Flora-Bama Interstate Mullet Toss

A young competitor takes aim during the Flora-Bama Interstate Mullet Toss on Perdido Key, Fla.

It’s become one of the biggest weekends of the year on Perdido Key, with more than a thousand people lining up to fling a fish and tens of thousands of spectators from all over the country and beyond standing by to enjoy the competition.

Perdido Key, Fla. is well-known for its incomparably white sand beaches and turquoise Gulf waters. The sixteen mile-long island is home to Big Lagoon State Park and Gulf Islands National Seashore, which was recently voted Florida’s Best Beach in a USA Today poll.

But it might be more famous for an annual tradition that started more than 30 years ago at the iconic beach bar Flora-Bama, where thousands of people of all ages line up each April to take their best shot at throwing a dead mullet—a popular and plentiful fish indigenous to the area—across the state line.

The first mullet toss was a small affair, held on a July 4th weekend in 1985. But once CNN aired footage of former University of Alabama and NFL quarterback Kenny Stabler throwing the fish in 1988, there was no going back.

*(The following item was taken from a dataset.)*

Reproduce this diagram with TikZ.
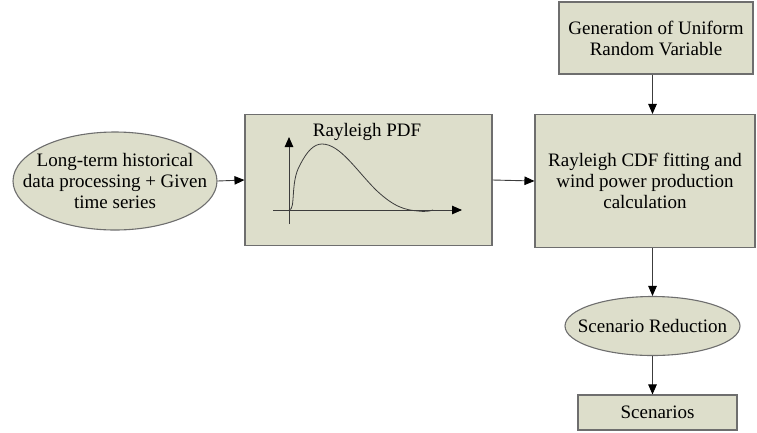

It’s become one of the biggest weekends of the year on Perdido Key, with more than a thousand people lining up to fling a fish and tens of thousands of spectators from all over the country and beyond standing by to enjoy the competition, along with live music, food and other activities.

And what a competition it is. The Mullet Toss record is 189 feet and 8 inches, set by Josh Serotum in 2004. In a bid to overthrow him in 2008, Roald Bradstock, a former Olympic Javelin thrower and one-time world recorder holder in that event, launched his mullet 169 feet and 9 inches, falling short by almost 20 feet. (Undaunted, Bradstock then broke his own Guinness World Record for throwing a cell phone, sending it 211 feet and 8 inches).

There are rules, of course. You can’t bring your own mullet. No gloves are allowed. You can’t load your mullet with sand or other substances, although some contestants have given their mullet a sip of beer. You have to fetch the fish after it’s been thrown, and stepping out of the 10-foot throwing circle or tossing the mullet out of bounds will result in an automatic disqualification.

The wildly popular beach bash also raises money to support good causes. This year’s event is expected to generate $20,000 for Community Drug & Alcohol Council.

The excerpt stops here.